Once he was transferred to Camp Hale in Colorado, Clark fibbed about having experience teaching skiing. He wanted to be placed in the Mountain Training Group because his hero, Austrian Hall of Famer and world-renowned skier and instructor Friedl Pfeifer, was placed there.

“My friend, Cliff told me Friedl was over in the barracks eating breakfast with the coach of the Dartmouth ski team,” Clark said. “I rushed over there, stuck out my hand and said, ‘Hi, I’m David Clark.’ He said, ‘Get lost kid!’ Over the next five years, I never talked to him again. Never again for the rest of my life.”

The realities of war were unlike anything Clark could have imagined. He wasn’t prepared for what he’d see and live through. Clark said he always expected the man next to him to die and not himself. Everyone thought that way. In one case, the guy next to him did die, and Clark survived.

After a year of training in the U.S., Clark was sent to a little village in Italy in 1944. He was there for two months without combat. One night, Clark said, he was walking up a long hill with 120 men to replace Company H. A company in the Army is typically made of three platoons. As they walked, they saw headlights come their way. The headlights belonged to 10 weapon carrier trucks, carrying trunks filled with American bodies. It was then that Clark realized those were the men he was replacing.

“Most of us stood by the road and threw up,” Clark said. “All of us wanted to turn around and quit, but none of us could. You don’t quit in the U.S. Army. You keep going.”

While overseas, his first lieutenant took him and two other privates to Washington, D.C., where he had a friend who worked for the government but lived on a sailboat. Clark told himself if he survived the war, he’d get himself a boat.

Ten years after getting his boat, he finally paid it off. He did so by working several different jobs after the war. He worked at a ski resort as an instructor, taught rock climbing, and as a park ranger in Yosemite National Park, where he rescued lost travelers. He was also a middle school teacher and made $3,000 a year. As the son of a music teacher, Clark inherited his father’s musical talent with the clarinet and piano, which he would play in the future at ports around the world.

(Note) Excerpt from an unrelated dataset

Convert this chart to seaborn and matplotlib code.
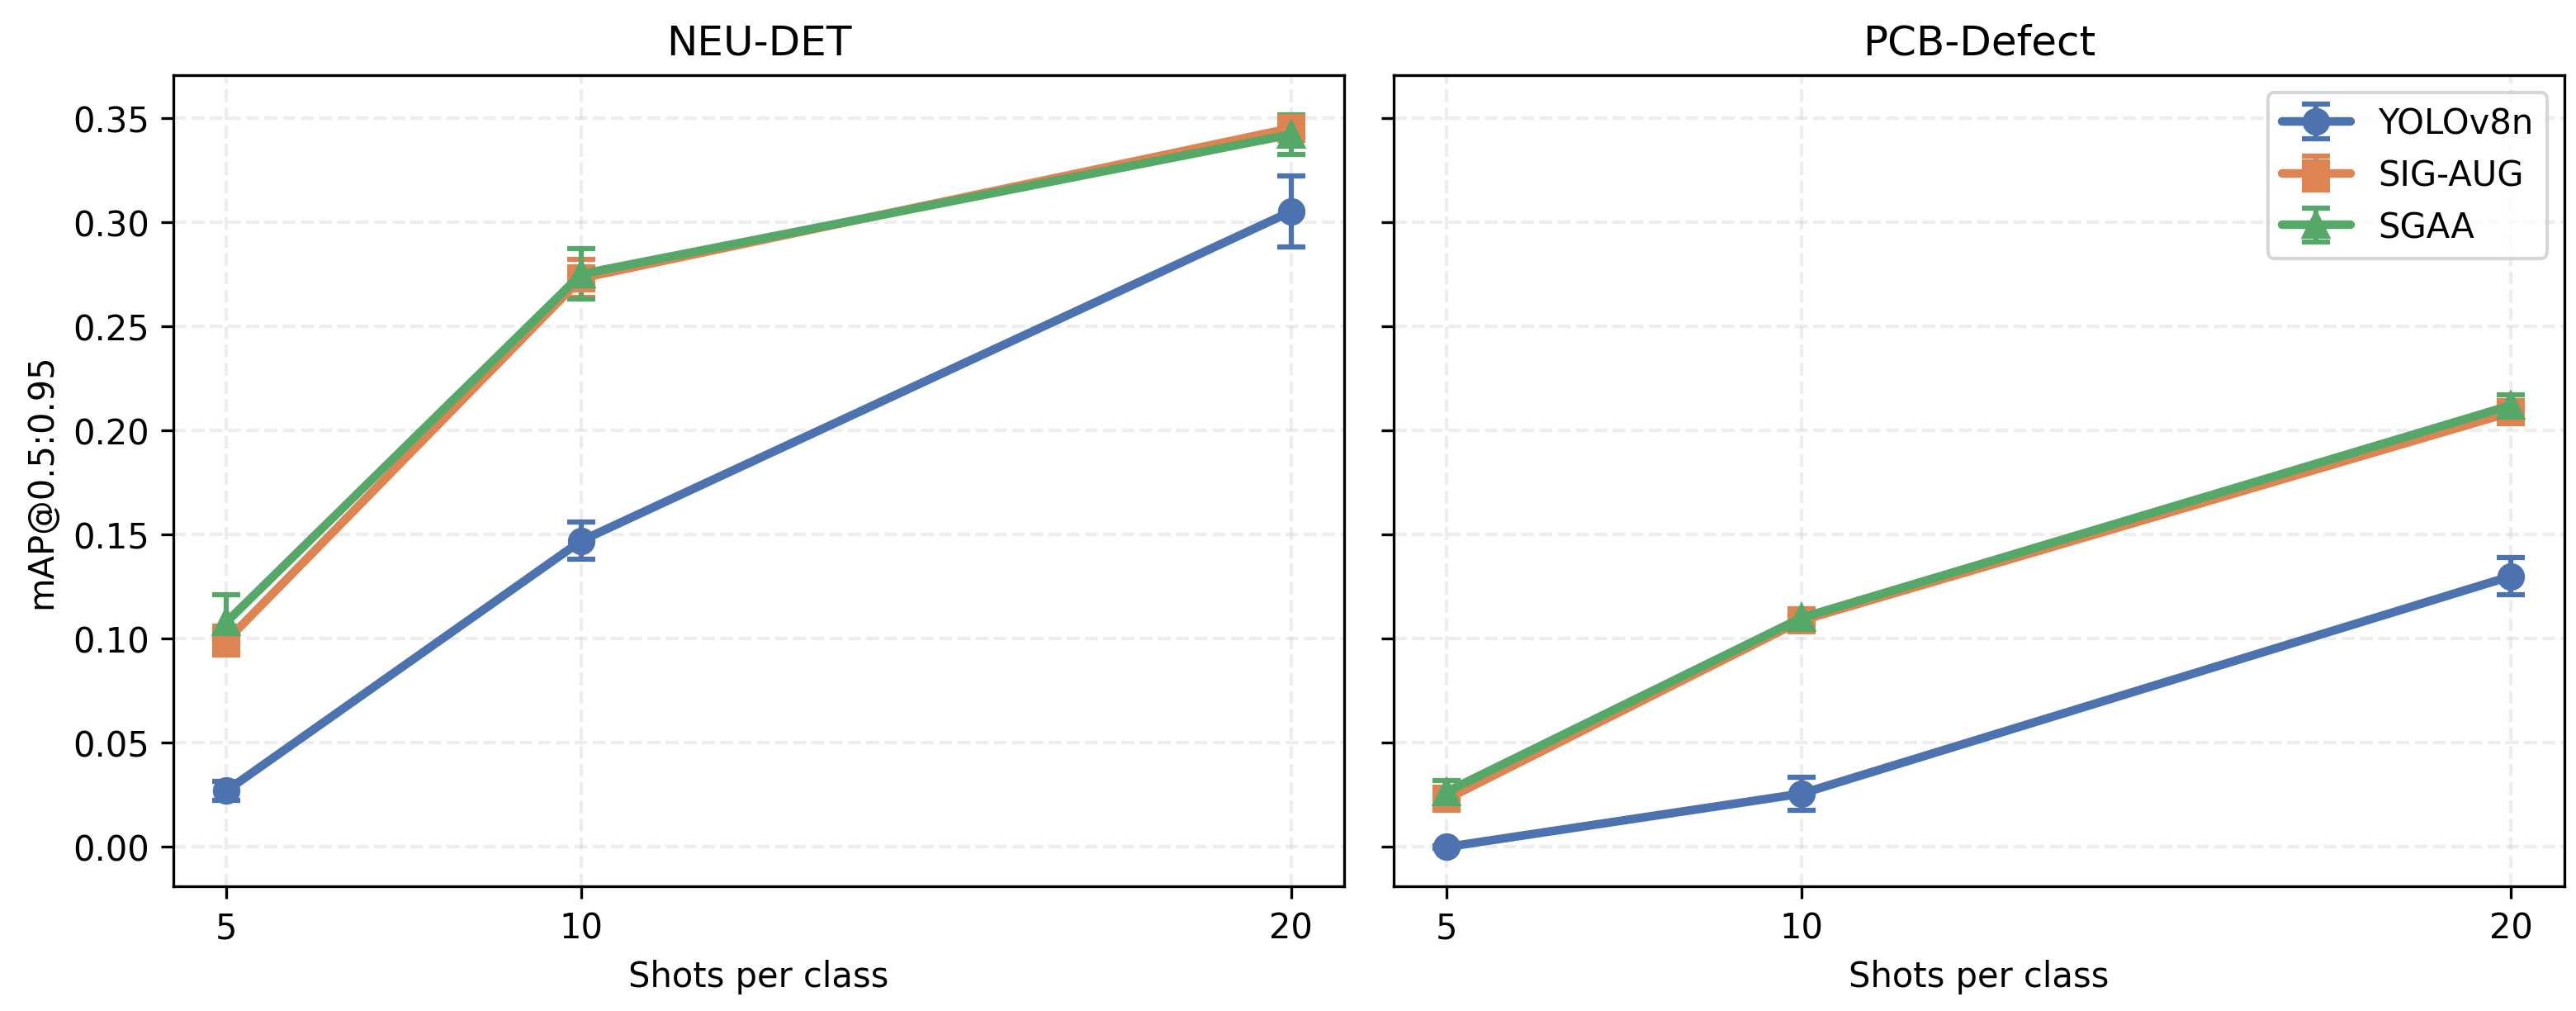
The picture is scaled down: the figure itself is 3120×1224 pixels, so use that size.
import matplotlib
matplotlib.use("Agg")
import matplotlib.pyplot as plt
import seaborn as sns
import numpy as np

shots = [5, 10, 20]
methods = ["YOLOv8n", "SIG-AUG", "SGAA"]
markers = ["o", "s", "^"]

# NEU-DET
neu_yolo = [0.027, 0.147, 0.305]
neu_yolo_err = [0.0045, 0.009, 0.017]
neu_sig = [0.099, 0.273, 0.345]
neu_sig_err = [0.007, 0.009, 0.006]
neu_sgaa = [0.108, 0.275, 0.342]
neu_sgaa_err = [0.013, 0.012, 0.0095]

# PCB-Defect
pcb_yolo = [0.000, 0.0256, 0.130]
pcb_yolo_err = [0.0005, 0.008, 0.009]
pcb_sig = [0.023, 0.1087, 0.2087]
pcb_sig_err = [0.004, 0.002, 0.004]
pcb_sgaa = [0.0265, 0.110, 0.212]
pcb_sgaa_err = [0.0055, 0.002, 0.005]

titles = ["NEU-DET", "PCB-Defect"]
datasets = [
    [(neu_yolo, neu_yolo_err), (neu_sig, neu_sig_err), (neu_sgaa, neu_sgaa_err)],
    [(pcb_yolo, pcb_yolo_err), (pcb_sig, pcb_sig_err), (pcb_sgaa, pcb_sgaa_err)],
]

sns.set_theme(style="ticks", context="notebook", rc={
    "xtick.major.size": 3.5, "ytick.major.size": 3.5,
    "xtick.major.width": 0.8, "ytick.major.width": 0.8,
    "xtick.major.pad": 3.5, "ytick.major.pad": 3.5,
    "axes.linewidth": 0.8, "axes.labelpad": 4.0,
    "text.color": "black", "axes.labelcolor": "black",
    "xtick.color": "black", "ytick.color": "black",
    "axes.edgecolor": "black",
})
plt.rcParams["font.family"] = ["DejaVu Sans"]
palette = sns.color_palette("deep")

fig, axes = plt.subplots(1, 2, figsize=(10.4, 4.0833), dpi=300, sharey=True)
fig.subplots_adjust(left=0.0673, right=0.9955, top=0.925, bottom=0.123, wspace=0.042)

for ax, title, data in zip(axes, titles, datasets):
    for i, (name, (vals, errs)) in enumerate(zip(methods, data)):
        ax.errorbar(shots, vals, yerr=errs, label=name, color=palette[i],
                    marker=markers[i], markersize=7, linewidth=2.5,
                    capsize=4, elinewidth=1.5, capthick=1.5)
    ax.set_title(title, fontsize=12)
    ax.set_xlabel("Shots per class", fontsize=10)
    ax.set_xticks(shots)
    ax.grid(True, linestyle="--", alpha=0.35)
    ax.tick_params(labelsize=10)
    for sp in ax.spines.values():
        sp.set_visible(True)

axes[0].set_ylabel("mAP@0.5:0.95", fontsize=10)
axes[0].set_ylim(-0.019, 0.3705)
axes[1].legend(loc="upper right", fontsize=10)

fig.savefig("out.png", dpi=300)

The adventures, stories and perseverance didn’t stop once Clark returned home from war. He didn’t want to settle for little trips in his boat, he wanted to sail around the world. Clark ventured on three trips before he fulfilled his desire. His first trip in 1991 didn’t count toward the record because he traveled from Florida to New Zealand with his wife, Lynda. For this trip, Clark used a sextant to aide in celestial navigation. During his second trip, Clark lost his boat in the Indian Ocean and was rescued by a livestock ship carrying 40,000 sheep.

“I was a lousy sailor. I made every mistake there was to be made until I had no more to make. I’m sure I even made some up,” he said.

Upon his second return, he wrote the Guinness Book of Records asking who held the title of oldest man to sail solo around the world. They replied telling him they didn’t have a category for that, but they knew that the oldest man to have done so was an Englishman named Tom Blackwell at age 68.

Clark took it upon himself to break that record. On December 5, 1999, he set off in Mollie Millar, a boat named after his mother, for his third and final trip. Clark crashed his boat in Cape Cod, South Africa, but was able to buy a new boat, Mickey, thanks to donations from some of his 200 sponsors and his $500 a month Social Security check, and he continued his journey.

Two years and two days later, after stopping at ports and playing his clarinet, Clark sailed into Ft. Lauderdale, Florida, and reunited with his wife Lynda and friends. He was 77 years old.

Although he wasn’t able to get into the Guinness Book of Records, he is a member of the Joshua Slocum Society — an organization that has been disbanded since 2011, but that honored and recognized the brave individuals who conquered this solo epic voyage. You can read full detailed accounts of his journey in his two self-published books, “The Real Old Man and the Sea: A True Story” and “The Adventurer: The Epic Story of the World Record Holder David Clark. … The Oldest Solo Sailor to Circumnavigate the Globe.”

It’s as unlikely a course as any that has led to Sacramento. From a slight young man to a spry older man, just don’t tell Clark he has a can-do attitude. It doesn’t exist.

He has made sure to live his life to the absolute fullest, living out his philosophy: “I don’t believe in the words can or can’t,’‘ he said. ‘‘Really, it’s a matter of will or won’t.”